Я вскарабкался на большую дюну — высочайшую вершину этих песчаных гор; лунная тень покрывала ее восточный склон особенно густо, но сам гребень тянулся навстречу небу и господствовал над топями и океаном. Вода в протоках была такой гладкой, что вспоминались лесные озера; темную пучину океана покрывала колдовская золотисто-зеленая лунная пленка. Я долго стоял там, дожидаясь, пока не побледнеет луна, вслушиваясь в дикую песню огромных птиц, потому что в ту ночь по небу протекала сама река жизни.
Маршрут этих перелетов, пересекая топи и дюны, проходил над локтем Кейп-Кода, который указывал направление птицам еще дальше, к необозримым водным просторам. Перелетные стаи были большие и малые; иногда небо пустело, порой переполнялось все заглушающими криками, постепенно замирающими над морем. Нередко я слышал лишь посвист крыльев, а иногда видел и самих птиц — они летели всегда очень быстро, — однако мне никогда не удавалось проводить их взглядом до конца, то есть до тех пор, пока они не уменьшались до размера точки на лунном небосводе…
Наступает апрельское утро, весна шествует по дюнам, но океан все еще цепляется за полы зимы. День за днем солнце щедро разливает свое великолепие по водной равнине — этакое властное хозяйничанье ослепительного света, — но зеркало Атлантики не спешит упиваться его теплом. Случайное облако, закрывшее солнце, набежавшая тень — и в то же мгновение океан возвращается обратно в февраль. Однако никакая тень не в состоянии проделать то же самое в дюнах. Под лучами апрельского солнца бугры и склоны этой великой стены окрашиваются в странные тона, приятные для глаза. Тона эти изменчивы и тонки, как отражения в водоеме. Господствует бледно-оливковый оттенок, который скорее похож на цветовой призрак, часто видимый на холмах Прованса, рождающийся от смешения бледности песка, белизны прошлогодней травы и смело пробивающейся зелени молодых стеблей.
Птицы открытого океана: лысухи или турпаны, морские утки, нырки, гаги и свиязи, гагарки и их сородичи — практически покинули Кейп-Код, вернувшись на северные гнездовья. Им принадлежат озера Манитобы, всхолмленные ледники Гренландии, тусклые травы тундры. Весенний перелет на Кейп-Коде не насыщает пространство и время пернатыми, как это бывает в период осенних перелетов. Под настоятельным воздействием собственных инстинктов, следуя повелениям природы, птицы обрели озабоченный вид; групповые перелеты совершаются по ночам значительно чаще по сравнению с тем временем, когда птицы направлялись на юг.

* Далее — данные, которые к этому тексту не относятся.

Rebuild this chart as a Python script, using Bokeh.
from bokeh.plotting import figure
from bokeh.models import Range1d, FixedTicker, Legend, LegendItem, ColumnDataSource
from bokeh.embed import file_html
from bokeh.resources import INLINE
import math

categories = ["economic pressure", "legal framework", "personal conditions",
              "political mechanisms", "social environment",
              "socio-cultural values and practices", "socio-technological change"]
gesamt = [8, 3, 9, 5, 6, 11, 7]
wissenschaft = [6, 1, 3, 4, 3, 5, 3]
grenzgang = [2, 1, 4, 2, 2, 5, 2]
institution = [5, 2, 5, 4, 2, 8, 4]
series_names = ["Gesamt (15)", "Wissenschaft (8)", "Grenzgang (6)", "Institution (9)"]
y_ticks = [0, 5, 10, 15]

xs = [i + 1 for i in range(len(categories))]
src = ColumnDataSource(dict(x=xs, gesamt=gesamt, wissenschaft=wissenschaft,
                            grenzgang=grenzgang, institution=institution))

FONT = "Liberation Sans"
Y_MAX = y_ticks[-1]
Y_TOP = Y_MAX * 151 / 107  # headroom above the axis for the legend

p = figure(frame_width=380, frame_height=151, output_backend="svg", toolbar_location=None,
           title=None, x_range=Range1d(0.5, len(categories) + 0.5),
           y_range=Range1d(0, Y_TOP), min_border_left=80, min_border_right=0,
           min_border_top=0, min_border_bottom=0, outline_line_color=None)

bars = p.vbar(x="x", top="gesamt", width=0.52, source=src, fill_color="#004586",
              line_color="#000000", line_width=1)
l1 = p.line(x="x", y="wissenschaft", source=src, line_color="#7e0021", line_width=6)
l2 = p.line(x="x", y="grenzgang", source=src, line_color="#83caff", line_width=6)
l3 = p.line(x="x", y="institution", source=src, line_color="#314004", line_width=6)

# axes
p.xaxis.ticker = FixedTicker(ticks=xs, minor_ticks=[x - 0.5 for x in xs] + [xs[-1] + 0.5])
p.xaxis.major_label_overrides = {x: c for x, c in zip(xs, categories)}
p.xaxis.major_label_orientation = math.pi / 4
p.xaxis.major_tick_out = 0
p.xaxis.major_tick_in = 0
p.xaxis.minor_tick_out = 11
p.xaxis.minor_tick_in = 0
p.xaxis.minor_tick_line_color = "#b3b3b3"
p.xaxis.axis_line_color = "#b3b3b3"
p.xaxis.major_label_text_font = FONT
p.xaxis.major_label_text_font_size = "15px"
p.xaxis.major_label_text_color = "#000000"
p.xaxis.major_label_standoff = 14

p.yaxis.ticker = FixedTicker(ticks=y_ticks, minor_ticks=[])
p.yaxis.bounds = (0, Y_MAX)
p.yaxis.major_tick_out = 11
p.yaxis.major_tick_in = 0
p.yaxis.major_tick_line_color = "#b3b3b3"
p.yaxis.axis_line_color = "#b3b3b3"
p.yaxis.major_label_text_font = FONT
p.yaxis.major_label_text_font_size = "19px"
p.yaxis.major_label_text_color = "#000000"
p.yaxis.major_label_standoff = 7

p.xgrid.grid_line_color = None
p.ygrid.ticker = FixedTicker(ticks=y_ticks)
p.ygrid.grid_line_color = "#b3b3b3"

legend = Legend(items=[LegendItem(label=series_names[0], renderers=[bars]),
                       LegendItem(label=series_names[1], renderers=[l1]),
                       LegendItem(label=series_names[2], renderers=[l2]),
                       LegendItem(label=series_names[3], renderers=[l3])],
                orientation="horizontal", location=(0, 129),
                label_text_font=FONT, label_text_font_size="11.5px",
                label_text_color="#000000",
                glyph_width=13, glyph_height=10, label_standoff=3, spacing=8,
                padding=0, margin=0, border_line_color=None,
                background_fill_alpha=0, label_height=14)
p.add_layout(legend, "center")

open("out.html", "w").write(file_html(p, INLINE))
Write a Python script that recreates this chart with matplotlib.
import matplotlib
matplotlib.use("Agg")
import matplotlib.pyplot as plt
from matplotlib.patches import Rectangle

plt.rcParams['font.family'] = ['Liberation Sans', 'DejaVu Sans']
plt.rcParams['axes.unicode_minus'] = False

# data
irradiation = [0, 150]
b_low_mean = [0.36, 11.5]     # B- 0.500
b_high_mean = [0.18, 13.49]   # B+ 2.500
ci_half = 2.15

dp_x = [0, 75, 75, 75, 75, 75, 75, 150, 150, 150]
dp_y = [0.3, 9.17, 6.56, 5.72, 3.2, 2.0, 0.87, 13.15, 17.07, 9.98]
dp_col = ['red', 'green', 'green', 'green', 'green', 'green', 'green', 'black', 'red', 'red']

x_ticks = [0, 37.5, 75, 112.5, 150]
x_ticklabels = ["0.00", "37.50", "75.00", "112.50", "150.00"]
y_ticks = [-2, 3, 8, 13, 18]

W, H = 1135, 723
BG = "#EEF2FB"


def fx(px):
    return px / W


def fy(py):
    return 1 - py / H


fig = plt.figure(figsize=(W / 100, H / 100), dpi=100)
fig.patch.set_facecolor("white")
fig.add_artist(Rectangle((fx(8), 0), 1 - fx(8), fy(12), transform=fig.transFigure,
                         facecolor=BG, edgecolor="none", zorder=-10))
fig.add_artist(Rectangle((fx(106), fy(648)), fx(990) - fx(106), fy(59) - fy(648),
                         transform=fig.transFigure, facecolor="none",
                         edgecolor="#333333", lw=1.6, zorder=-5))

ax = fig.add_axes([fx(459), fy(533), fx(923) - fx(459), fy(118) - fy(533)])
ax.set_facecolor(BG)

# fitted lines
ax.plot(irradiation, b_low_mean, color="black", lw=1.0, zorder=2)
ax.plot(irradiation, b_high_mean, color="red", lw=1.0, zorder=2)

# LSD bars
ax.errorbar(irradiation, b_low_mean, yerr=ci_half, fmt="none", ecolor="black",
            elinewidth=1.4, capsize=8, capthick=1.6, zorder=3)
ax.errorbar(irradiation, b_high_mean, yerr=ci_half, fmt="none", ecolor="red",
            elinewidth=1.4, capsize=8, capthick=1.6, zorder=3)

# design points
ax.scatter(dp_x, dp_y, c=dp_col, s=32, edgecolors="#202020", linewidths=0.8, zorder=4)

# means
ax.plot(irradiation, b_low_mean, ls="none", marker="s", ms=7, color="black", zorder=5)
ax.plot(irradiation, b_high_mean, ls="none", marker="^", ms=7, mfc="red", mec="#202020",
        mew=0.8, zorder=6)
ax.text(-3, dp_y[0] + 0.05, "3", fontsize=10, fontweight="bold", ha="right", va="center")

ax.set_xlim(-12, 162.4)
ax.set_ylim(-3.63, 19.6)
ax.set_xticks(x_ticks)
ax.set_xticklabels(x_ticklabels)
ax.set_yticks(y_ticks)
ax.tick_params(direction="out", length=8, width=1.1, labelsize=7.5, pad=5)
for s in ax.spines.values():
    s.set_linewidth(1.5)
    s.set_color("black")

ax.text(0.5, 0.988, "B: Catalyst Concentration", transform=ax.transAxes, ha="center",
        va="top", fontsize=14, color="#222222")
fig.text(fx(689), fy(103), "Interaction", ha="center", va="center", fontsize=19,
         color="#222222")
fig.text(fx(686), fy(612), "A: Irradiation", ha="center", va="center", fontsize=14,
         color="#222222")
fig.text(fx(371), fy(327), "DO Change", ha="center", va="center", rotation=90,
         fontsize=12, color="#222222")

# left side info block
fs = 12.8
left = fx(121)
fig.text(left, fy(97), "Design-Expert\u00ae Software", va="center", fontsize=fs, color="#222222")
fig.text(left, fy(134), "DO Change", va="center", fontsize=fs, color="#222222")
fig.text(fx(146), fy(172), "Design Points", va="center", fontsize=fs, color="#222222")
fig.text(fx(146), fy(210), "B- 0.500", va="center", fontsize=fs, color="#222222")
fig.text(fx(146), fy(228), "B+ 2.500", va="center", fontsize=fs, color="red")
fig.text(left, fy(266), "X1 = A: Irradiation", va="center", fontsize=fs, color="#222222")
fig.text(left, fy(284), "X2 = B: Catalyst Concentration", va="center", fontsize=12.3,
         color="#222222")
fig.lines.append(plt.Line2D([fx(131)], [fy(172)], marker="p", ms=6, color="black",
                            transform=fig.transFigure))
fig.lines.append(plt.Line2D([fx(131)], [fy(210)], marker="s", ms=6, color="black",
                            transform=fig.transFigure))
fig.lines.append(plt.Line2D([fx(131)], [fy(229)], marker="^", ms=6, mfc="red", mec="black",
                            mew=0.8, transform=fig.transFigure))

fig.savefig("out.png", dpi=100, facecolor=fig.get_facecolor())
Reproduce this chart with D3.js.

Первыми прибрежными птицами, остановившимися здесь по пути на север, были «кольцешейки» — полуперепончатые песочники Charadrius semipalmatus. Если осенью я провожал последними неудачников — отставших птиц, то на этот раз пионерами-одиночками оказались искатели приключений. Второго апреля я заметил одинокого песочника, удравшего от меня бегом по верхнему пляжу. Пятого я встретился с другим авантюристом. Восьмого обнаружил стайку из дюжины птичек. С той поры я вспугивал их несколько раз, невольно заставляя кружить над бурунами с жалобными, мелодичными криками. Голос этих птиц сильно напоминает пение свистящей ржанки Charadrius melodus, однако не обладает таким же чистым, словно у флейты, тоном, присущим этой пташке.
Начиная с пятого апреля небольшая группа олушей Maris bassana принялась за рыбную ловлю мористее «Полубака». Олуши давно уже стали моими любимцами. Слово «белые», применимое к цвету их оперения, допускает множество тонких оттенков: одни птицы — желтовато-белые, некоторые — с примесью цвета слоновой кости, иные выделяются розоватой белизной. И все же, на мой взгляд, олуши отличаются самой безупречной белизной, какая только может существовать в природе. Кроме того, кончики их крыльев черны сверх всякой меры. Птица очень велика: орнитологи приписывают ей длину от тридцати до сорока дюймов. Олуши способны использовать крылья как пару складных стабилизаторов. Когда океан и небо покрыты полуденной синевой, зрелище этих птиц, занятых нырянием, очаровательно в проявлении жизни и игры цветов. Ударяясь о поверхность воды, они поднимают в воздух стройные фонтаны. Птицы, ныряющие напротив «Полубака», парят на высоте сорока — пятидесяти футов над морем, высматривая рыбу на отмели бара. Завидев добычу, они пикируют на нее, словно подоблачные молнии. Соприкосновение каждого тела с водой поднимает фонтанчик. Когда рыба изобилует на баре, эти живые грузила ныряют непрерывно, поднимаясь вверх и падая снова. Вся водная поверхность бара усеивается тогда стрелками брызг. Подобно кольцешейкам, олуши находятся в пути на север, к своим гнездовьям.